Public Bank Los Angelesoffers an online FAQ that explores the issues in depth. “Private housing developers,” they write, “operate purely on a profit-motive and have no incentive to build affordable housing. A city-owned bank can extend the credit lines of community banks and credit unions to offer loans to low-income residents and help bankroll low-income housing, fund community land trusts, develop new short-term housing facilities, and rehousing programs to address solutions for the increasing homeless population.”

This is a project, not just to meet the material needs of the people, but to put a measure of democracy into the process.
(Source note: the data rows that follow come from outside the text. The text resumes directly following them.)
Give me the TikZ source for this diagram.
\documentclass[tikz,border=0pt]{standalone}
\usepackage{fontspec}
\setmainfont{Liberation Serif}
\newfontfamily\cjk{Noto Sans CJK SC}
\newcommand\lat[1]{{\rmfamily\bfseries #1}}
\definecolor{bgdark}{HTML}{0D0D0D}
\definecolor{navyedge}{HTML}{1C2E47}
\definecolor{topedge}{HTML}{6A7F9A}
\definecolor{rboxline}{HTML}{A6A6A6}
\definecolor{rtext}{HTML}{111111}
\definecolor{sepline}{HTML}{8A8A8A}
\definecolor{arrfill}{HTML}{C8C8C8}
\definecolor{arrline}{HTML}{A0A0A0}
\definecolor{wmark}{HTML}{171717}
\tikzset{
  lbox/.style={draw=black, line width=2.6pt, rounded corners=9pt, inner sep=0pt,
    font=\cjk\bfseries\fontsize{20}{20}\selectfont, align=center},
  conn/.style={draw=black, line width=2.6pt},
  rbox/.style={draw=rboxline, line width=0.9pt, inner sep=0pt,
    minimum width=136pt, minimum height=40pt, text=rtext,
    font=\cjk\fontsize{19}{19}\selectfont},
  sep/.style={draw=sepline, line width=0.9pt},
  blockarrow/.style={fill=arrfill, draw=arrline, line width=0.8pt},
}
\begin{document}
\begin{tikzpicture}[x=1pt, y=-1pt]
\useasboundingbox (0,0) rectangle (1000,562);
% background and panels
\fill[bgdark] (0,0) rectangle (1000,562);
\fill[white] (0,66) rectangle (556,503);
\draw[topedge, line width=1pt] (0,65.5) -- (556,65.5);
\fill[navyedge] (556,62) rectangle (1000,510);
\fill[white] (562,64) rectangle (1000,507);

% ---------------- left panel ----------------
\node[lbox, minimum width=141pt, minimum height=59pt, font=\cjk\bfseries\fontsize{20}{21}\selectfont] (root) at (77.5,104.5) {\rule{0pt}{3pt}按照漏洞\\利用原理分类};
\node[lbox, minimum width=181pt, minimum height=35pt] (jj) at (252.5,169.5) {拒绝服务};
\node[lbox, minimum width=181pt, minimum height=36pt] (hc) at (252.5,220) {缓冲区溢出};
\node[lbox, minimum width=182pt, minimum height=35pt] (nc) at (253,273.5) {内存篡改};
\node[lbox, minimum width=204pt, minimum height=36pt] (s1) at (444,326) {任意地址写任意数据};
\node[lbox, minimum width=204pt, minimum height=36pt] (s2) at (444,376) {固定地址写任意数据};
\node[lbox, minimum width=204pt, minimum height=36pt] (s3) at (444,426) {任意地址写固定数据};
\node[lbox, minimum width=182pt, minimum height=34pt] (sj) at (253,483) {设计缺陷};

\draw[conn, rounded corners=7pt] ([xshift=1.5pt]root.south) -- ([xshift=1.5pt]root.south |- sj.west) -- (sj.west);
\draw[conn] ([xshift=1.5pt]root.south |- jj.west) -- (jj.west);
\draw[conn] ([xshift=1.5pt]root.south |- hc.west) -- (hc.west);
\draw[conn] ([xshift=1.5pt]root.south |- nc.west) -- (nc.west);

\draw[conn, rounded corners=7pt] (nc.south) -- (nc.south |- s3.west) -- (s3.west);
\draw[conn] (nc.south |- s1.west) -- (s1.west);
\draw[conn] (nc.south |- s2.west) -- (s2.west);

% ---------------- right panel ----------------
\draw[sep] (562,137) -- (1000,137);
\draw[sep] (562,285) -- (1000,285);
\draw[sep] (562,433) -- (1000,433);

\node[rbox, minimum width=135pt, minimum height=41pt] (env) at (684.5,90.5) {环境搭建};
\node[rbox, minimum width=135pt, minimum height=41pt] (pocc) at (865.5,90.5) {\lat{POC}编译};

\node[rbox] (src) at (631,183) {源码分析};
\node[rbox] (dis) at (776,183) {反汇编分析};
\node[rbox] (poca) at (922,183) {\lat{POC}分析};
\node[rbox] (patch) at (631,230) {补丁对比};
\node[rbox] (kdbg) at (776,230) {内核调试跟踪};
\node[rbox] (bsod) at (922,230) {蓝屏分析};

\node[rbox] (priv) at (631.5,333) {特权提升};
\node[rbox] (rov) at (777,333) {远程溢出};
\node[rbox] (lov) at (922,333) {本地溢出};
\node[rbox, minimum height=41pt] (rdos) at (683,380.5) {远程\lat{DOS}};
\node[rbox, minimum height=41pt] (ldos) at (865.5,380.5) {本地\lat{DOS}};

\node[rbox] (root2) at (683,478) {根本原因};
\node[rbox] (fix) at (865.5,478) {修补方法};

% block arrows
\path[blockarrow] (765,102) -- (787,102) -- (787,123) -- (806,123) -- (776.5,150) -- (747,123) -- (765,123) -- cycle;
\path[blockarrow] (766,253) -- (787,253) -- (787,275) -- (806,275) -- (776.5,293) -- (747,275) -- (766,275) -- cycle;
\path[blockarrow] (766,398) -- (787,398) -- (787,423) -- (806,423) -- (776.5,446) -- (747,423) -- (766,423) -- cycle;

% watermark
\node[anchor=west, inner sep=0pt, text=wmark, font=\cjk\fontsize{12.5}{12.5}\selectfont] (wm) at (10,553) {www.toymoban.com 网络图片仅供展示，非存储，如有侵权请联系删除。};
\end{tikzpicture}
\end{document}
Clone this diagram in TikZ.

As the FAQ states, Los Angeles

“…currently banks with firms guilty of collusion, rigging, defrauding customers, predatory lending, money laundering, racketeering, graft and a host of other offenses that dramatically culminated in the fiasco of the financial crisis when ‘too big to fail’ oligarchy of banks took hundreds of billions of dollars in public sector money. Subsequently, not only were no perpetrators of the financial crimes punished, vast bonuses were paid out to bank executives. This is the opposite of 'efficiency.'”

Public banking on this scale will not overthrow the Lords of Capital, but it can provide the political model and vocabulary that will make the call for the nationalization of the private banks and their assets -- a revolutionary demand, by definition – both reasonable and palatable to a public that already hates the banks.

Americans live in a corporate-imposed political desert -- full of heat but starved of substance to guide popular left movements. Occupy Wall Street was the most dramatic response to the capitalist crisis of 2008, but the organizers were incapable of following the logic of their own rhetoric. Another meltdown, even more catastrophic, is brewing. This time, the people should be primed to act on their already existing, righteous hatred of the global financial class, the main enemies of all humankind.